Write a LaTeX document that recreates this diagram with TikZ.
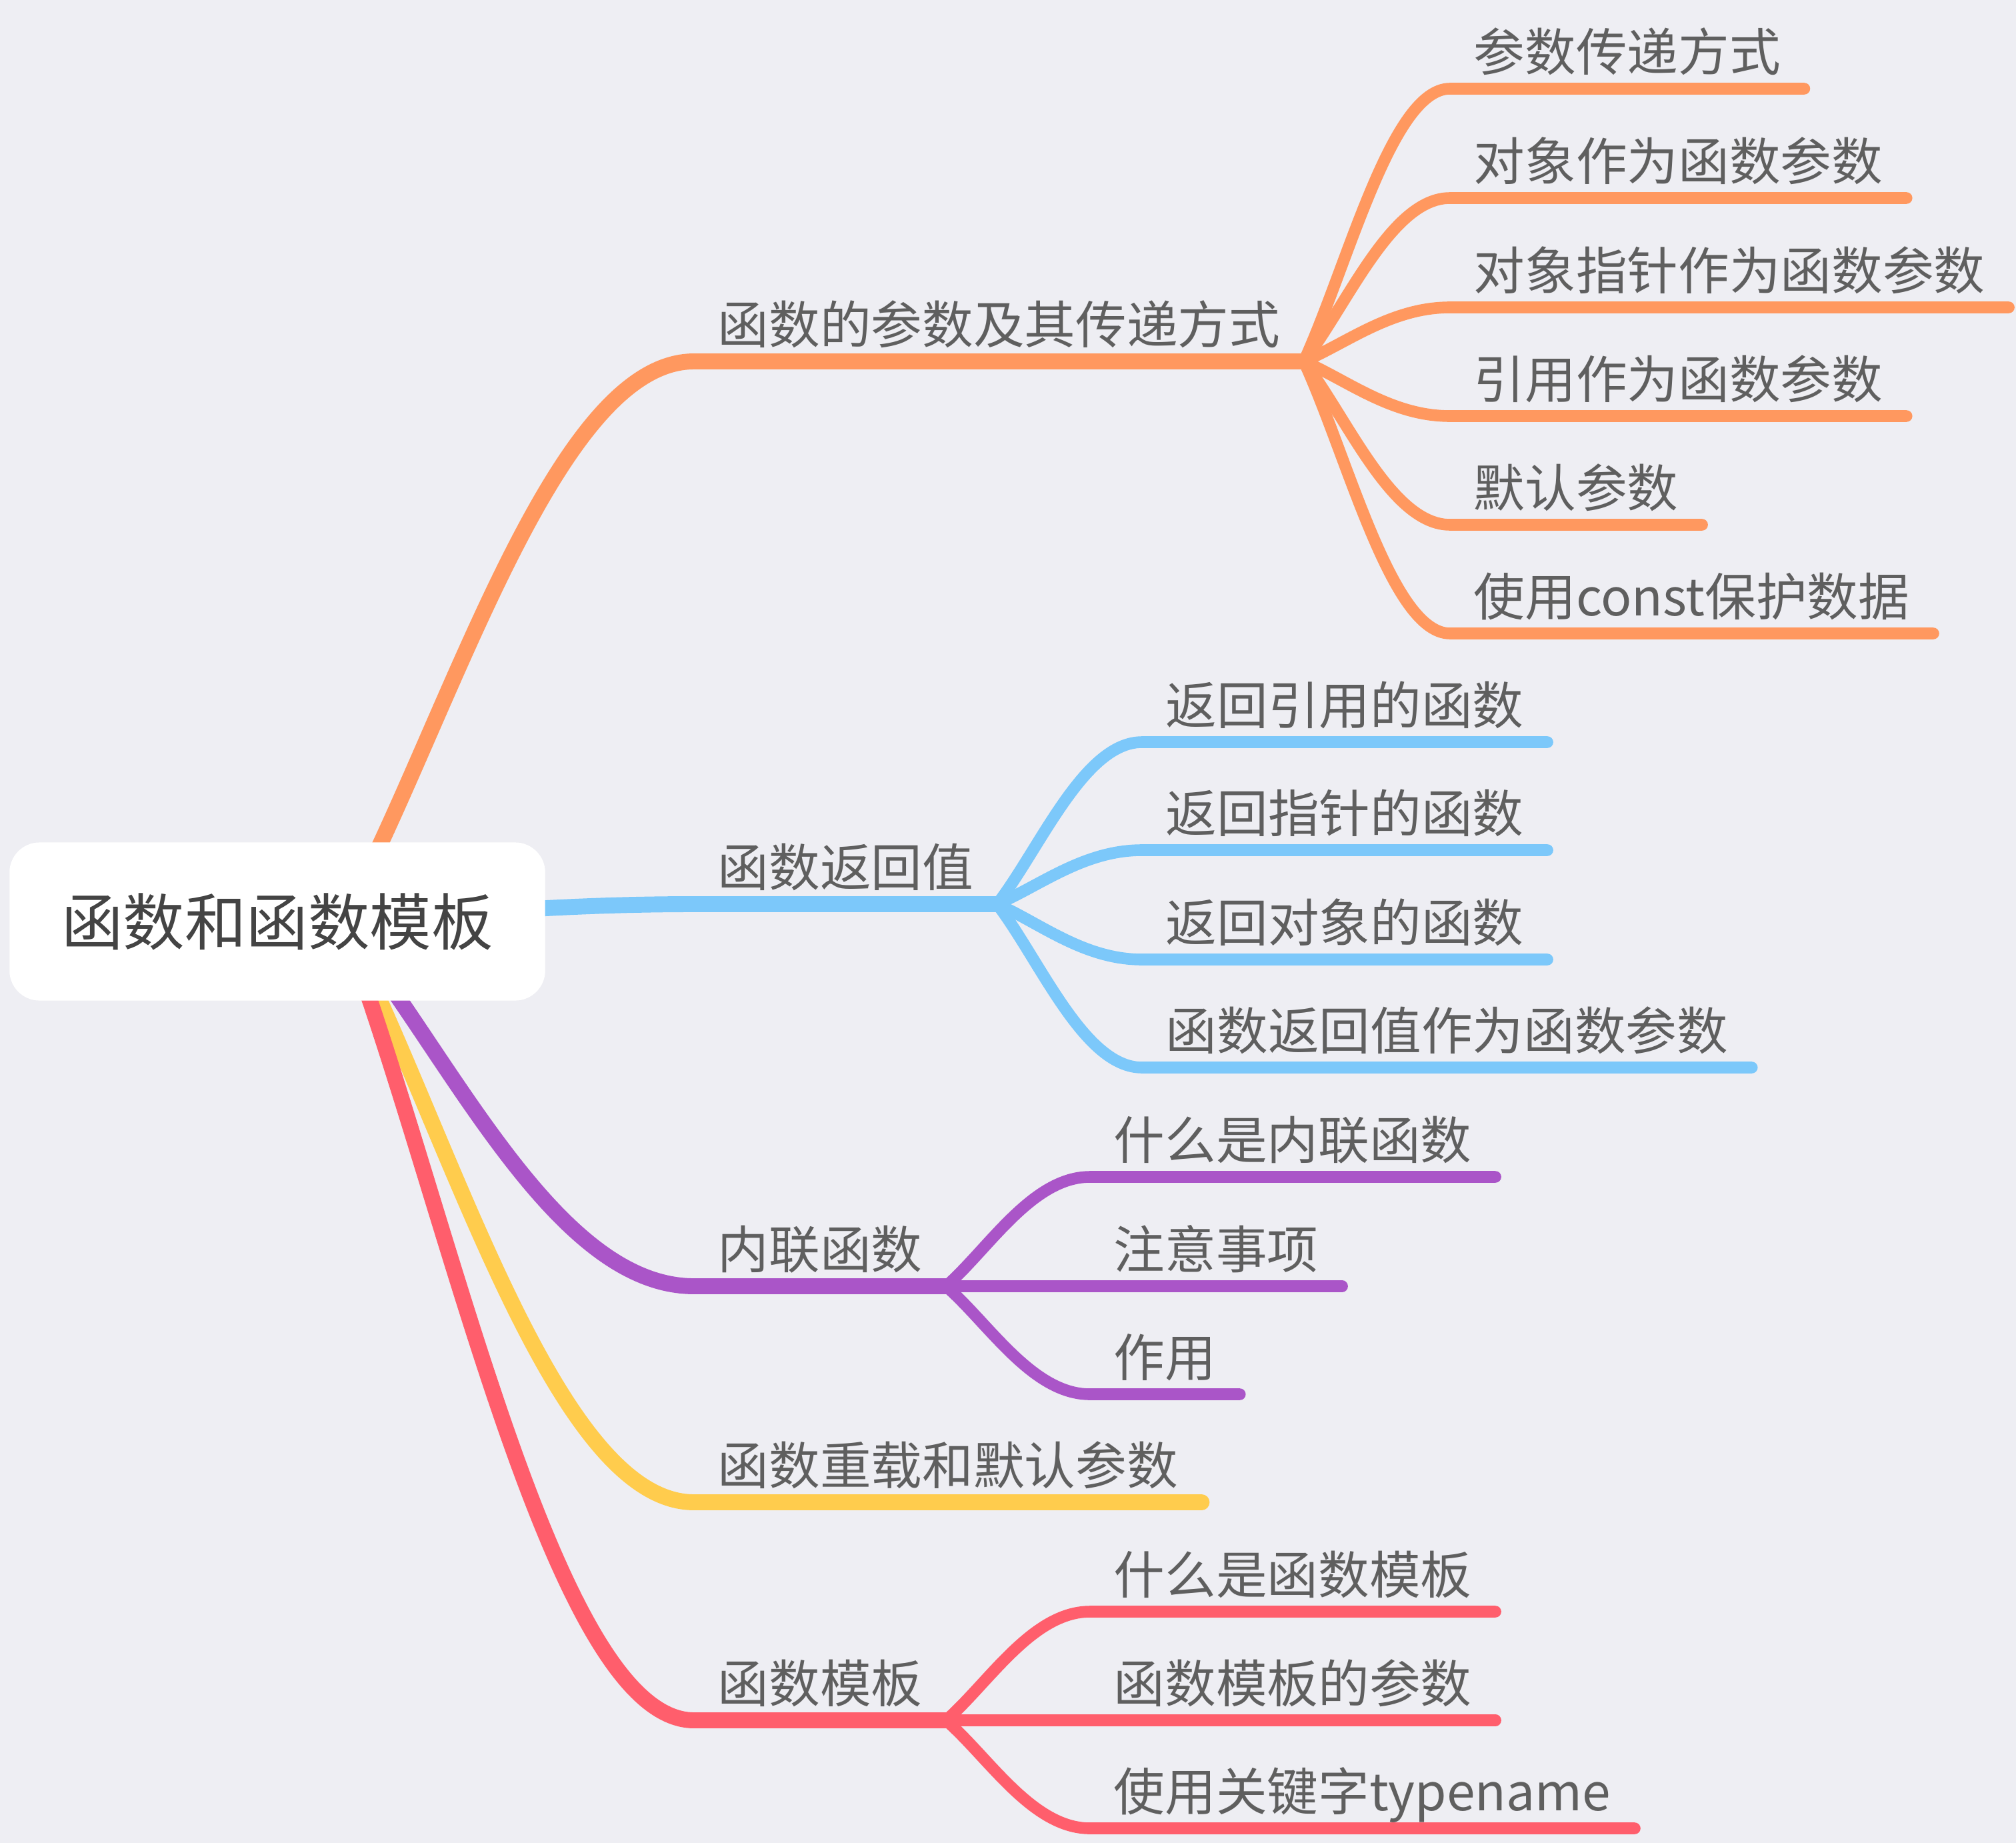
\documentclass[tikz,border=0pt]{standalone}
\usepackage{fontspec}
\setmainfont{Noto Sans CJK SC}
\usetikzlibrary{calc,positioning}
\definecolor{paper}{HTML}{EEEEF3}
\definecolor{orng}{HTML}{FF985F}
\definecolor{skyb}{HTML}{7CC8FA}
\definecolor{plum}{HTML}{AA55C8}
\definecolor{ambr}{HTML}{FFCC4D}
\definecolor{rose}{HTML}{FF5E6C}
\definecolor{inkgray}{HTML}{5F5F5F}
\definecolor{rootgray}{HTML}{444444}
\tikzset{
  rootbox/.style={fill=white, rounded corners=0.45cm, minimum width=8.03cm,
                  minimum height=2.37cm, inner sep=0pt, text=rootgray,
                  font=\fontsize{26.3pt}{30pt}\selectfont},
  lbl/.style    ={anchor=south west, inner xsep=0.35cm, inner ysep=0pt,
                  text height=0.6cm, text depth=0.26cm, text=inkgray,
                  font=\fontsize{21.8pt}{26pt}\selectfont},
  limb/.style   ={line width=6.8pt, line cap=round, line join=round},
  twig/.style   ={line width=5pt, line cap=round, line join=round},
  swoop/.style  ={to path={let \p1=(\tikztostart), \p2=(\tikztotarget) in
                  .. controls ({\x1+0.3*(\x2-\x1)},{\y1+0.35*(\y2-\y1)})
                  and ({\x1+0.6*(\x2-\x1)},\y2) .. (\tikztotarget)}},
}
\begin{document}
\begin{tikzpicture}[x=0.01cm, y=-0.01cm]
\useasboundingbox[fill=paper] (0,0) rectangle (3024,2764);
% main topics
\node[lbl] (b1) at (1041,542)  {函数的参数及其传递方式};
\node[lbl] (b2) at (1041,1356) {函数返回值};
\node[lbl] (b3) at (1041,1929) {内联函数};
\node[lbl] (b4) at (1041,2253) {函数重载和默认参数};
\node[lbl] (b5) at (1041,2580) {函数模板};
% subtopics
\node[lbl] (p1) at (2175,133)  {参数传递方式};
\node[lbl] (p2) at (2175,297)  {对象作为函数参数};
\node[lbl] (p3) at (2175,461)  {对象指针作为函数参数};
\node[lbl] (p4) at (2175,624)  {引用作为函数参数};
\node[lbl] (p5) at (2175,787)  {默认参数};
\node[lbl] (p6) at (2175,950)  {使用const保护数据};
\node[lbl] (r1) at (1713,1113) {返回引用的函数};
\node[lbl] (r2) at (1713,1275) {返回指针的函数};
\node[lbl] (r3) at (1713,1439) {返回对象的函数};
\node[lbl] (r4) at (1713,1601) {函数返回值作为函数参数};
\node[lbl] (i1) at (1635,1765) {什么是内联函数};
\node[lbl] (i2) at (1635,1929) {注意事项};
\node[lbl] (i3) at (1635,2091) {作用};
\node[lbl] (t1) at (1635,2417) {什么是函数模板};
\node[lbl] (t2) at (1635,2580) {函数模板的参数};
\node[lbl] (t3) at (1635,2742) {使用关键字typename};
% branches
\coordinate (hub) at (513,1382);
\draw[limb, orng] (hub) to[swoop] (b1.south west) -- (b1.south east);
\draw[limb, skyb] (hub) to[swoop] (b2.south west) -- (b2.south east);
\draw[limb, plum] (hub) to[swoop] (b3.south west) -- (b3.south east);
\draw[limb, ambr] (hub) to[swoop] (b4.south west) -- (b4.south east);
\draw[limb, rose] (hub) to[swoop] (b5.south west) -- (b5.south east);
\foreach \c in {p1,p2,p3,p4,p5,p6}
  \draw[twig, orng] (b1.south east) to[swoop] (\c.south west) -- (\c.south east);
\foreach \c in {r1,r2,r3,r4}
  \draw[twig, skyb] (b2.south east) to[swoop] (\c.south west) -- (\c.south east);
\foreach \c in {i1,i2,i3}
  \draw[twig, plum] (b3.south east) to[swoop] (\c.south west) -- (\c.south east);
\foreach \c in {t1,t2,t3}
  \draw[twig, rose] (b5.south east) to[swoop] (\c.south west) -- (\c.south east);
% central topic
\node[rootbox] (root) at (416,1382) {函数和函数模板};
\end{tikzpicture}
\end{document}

|---|

▸ **Task requirements**: Reproduce all of the material exactly, apart from the pictures.

▸ **The output**:
Write a LaTeX document that recreates this diagram with TikZ.
\documentclass[tikz,border=0pt]{standalone}
\usepackage{fontspec}
\setmainfont{Noto Sans CJK SC}
\usetikzlibrary{calc,positioning}
\definecolor{paper}{HTML}{EEEEF3}
\definecolor{orng}{HTML}{FF985F}
\definecolor{skyb}{HTML}{7CC8FA}
\definecolor{plum}{HTML}{AA55C8}
\definecolor{ambr}{HTML}{FFCC4D}
\definecolor{rose}{HTML}{FF5E6C}
\definecolor{inkgray}{HTML}{5F5F5F}
\definecolor{rootgray}{HTML}{444444}
\tikzset{
  rootbox/.style={fill=white, rounded corners=0.45cm, minimum width=8.03cm,
                  minimum height=2.37cm, inner sep=0pt, text=rootgray,
                  font=\fontsize{26.3pt}{30pt}\selectfont},
  lbl/.style    ={anchor=south west, inner xsep=0.35cm, inner ysep=0pt,
                  text height=0.6cm, text depth=0.26cm, text=inkgray,
                  font=\fontsize{21.8pt}{26pt}\selectfont},
  limb/.style   ={line width=6.8pt, line cap=round, line join=round},
  twig/.style   ={line width=5pt, line cap=round, line join=round},
  swoop/.style  ={to path={let \p1=(\tikztostart), \p2=(\tikztotarget) in
                  .. controls ({\x1+0.3*(\x2-\x1)},{\y1+0.35*(\y2-\y1)})
                  and ({\x1+0.6*(\x2-\x1)},\y2) .. (\tikztotarget)}},
}
\begin{document}
\begin{tikzpicture}[x=0.01cm, y=-0.01cm]
\useasboundingbox[fill=paper] (0,0) rectangle (3024,2764);
% main topics
\node[lbl] (b1) at (1041,542)  {函数的参数及其传递方式};
\node[lbl] (b2) at (1041,1356) {函数返回值};
\node[lbl] (b3) at (1041,1929) {内联函数};
\node[lbl] (b4) at (1041,2253) {函数重载和默认参数};
\node[lbl] (b5) at (1041,2580) {函数模板};
% subtopics
\node[lbl] (p1) at (2175,133)  {参数传递方式};
\node[lbl] (p2) at (2175,297)  {对象作为函数参数};
\node[lbl] (p3) at (2175,461)  {对象指针作为函数参数};
\node[lbl] (p4) at (2175,624)  {引用作为函数参数};
\node[lbl] (p5) at (2175,787)  {默认参数};
\node[lbl] (p6) at (2175,950)  {使用const保护数据};
\node[lbl] (r1) at (1713,1113) {返回引用的函数};
\node[lbl] (r2) at (1713,1275) {返回指针的函数};
\node[lbl] (r3) at (1713,1439) {返回对象的函数};
\node[lbl] (r4) at (1713,1601) {函数返回值作为函数参数};
\node[lbl] (i1) at (1635,1765) {什么是内联函数};
\node[lbl] (i2) at (1635,1929) {注意事项};
\node[lbl] (i3) at (1635,2091) {作用};
\node[lbl] (t1) at (1635,2417) {什么是函数模板};
\node[lbl] (t2) at (1635,2580) {函数模板的参数};
\node[lbl] (t3) at (1635,2742) {使用关键字typename};
% branches
\coordinate (hub) at (513,1382);
\draw[limb, orng] (hub) to[swoop] (b1.south west) -- (b1.south east);
\draw[limb, skyb] (hub) to[swoop] (b2.south west) -- (b2.south east);
\draw[limb, plum] (hub) to[swoop] (b3.south west) -- (b3.south east);
\draw[limb, ambr] (hub) to[swoop] (b4.south west) -- (b4.south east);
\draw[limb, rose] (hub) to[swoop] (b5.south west) -- (b5.south east);
\foreach \c in {p1,p2,p3,p4,p5,p6}
  \draw[twig, orng] (b1.south east) to[swoop] (\c.south west) -- (\c.south east);
\foreach \c in {r1,r2,r3,r4}
  \draw[twig, skyb] (b2.south east) to[swoop] (\c.south west) -- (\c.south east);
\foreach \c in {i1,i2,i3}
  \draw[twig, plum] (b3.south east) to[swoop] (\c.south west) -- (\c.south east);
\foreach \c in {t1,t2,t3}
  \draw[twig, rose] (b5.south east) to[swoop] (\c.south west) -- (\c.south east);
% central topic
\node[rootbox] (root) at (416,1382) {函数和函数模板};
\end{tikzpicture}
\end{document}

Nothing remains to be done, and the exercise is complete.